WILMINGTON — First responders of the Wilmington Diocese came together on Oct. 4 at the diocese’s annual Blue Mass, which honors police, firefighters and others who lay down their lives for the sake of others.
This year’s Blue Mass, which was celebrated at St. Elizabeth Church, coincided with the Feast of St. Francis. The prayer of St. Francis highlights the remarkable work that first responders encounter on a day-to-day basis: “Where there is darkness, light.”
In his homily, Father John Mink reminded those in attendance that St. Francis gave up his privileged life for a life of poverty — as first responders must potentially give up their lives for one of self-sacrifice. In the story of the leper, St. Francis brought light to the darkest of moments. Francis was led by God into the company of the lepers and had pity on them. He sacrificed his own life for he saw the face of Christ in others. Like St. Francis, first responders see the face of Christ in everyone. First responders see everyone as brothers and sisters, and from that the strong self-sacrificing love they possess and put forth in their work each and every day.
Police, firefighters, and others voluntarily put themselves into the darkness to shed some light on a situation, said Father Mink, the New Castle County Police Department chaplain. They sacrifice sleep, health, time with families and, above all else, their lives for the well-being and safety of others.
But what do first responders do all day? “It’s not just a routine traffic stop, a false alarm, or being the first at the scene,” Father Mink said. It is about the faith of first responders. While others sleep, they are up sacrificing their lives for the preservation of ours. First responders protect and serve our community. They are willing to make the ultimate sacrifice, to put themselves in harms way, for the better of our community.

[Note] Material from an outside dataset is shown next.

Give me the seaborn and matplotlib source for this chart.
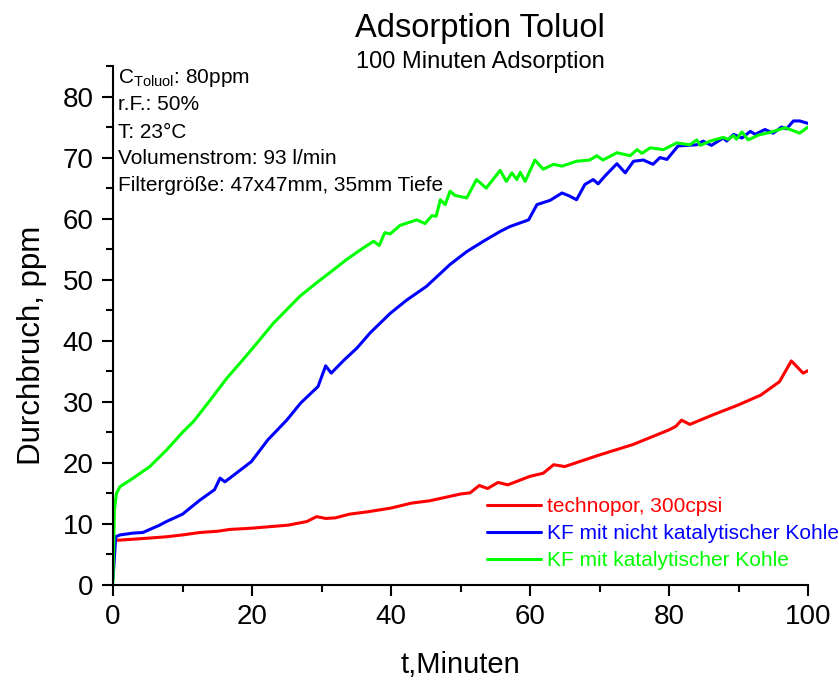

Father Mink, a former National Guard chaplain, states that first responders face the darkness everyday from “encountering poor, the forgotten, and to those with mental illnesses.”
This coming together of the annual Blue Mass, according to Edward “Mike” Rush Jr., a former volunteer at the Wilmington Manor Fire Company, “shows us as a diocese that we still have a close relationship with each other.” As we gather as a diocese for events such as these we realize that we are such a tight-knit community, and we should be grateful for those who serve, protect, and keep this community safe, he said.
“We must all keep the peace,” Father Mink said. This is as first responders and the whole Diocese of Wilmington all the same. According to Jasper H. Lakey, who is a member of the Delaware City Fire Company and serves on the advisory committee to the State Fire School Committee, “We need to encourage more young people to volunteer more.” When we come together as a community to volunteer for the police, fire houses and emergency services, we can truly make a difference, Lakey said.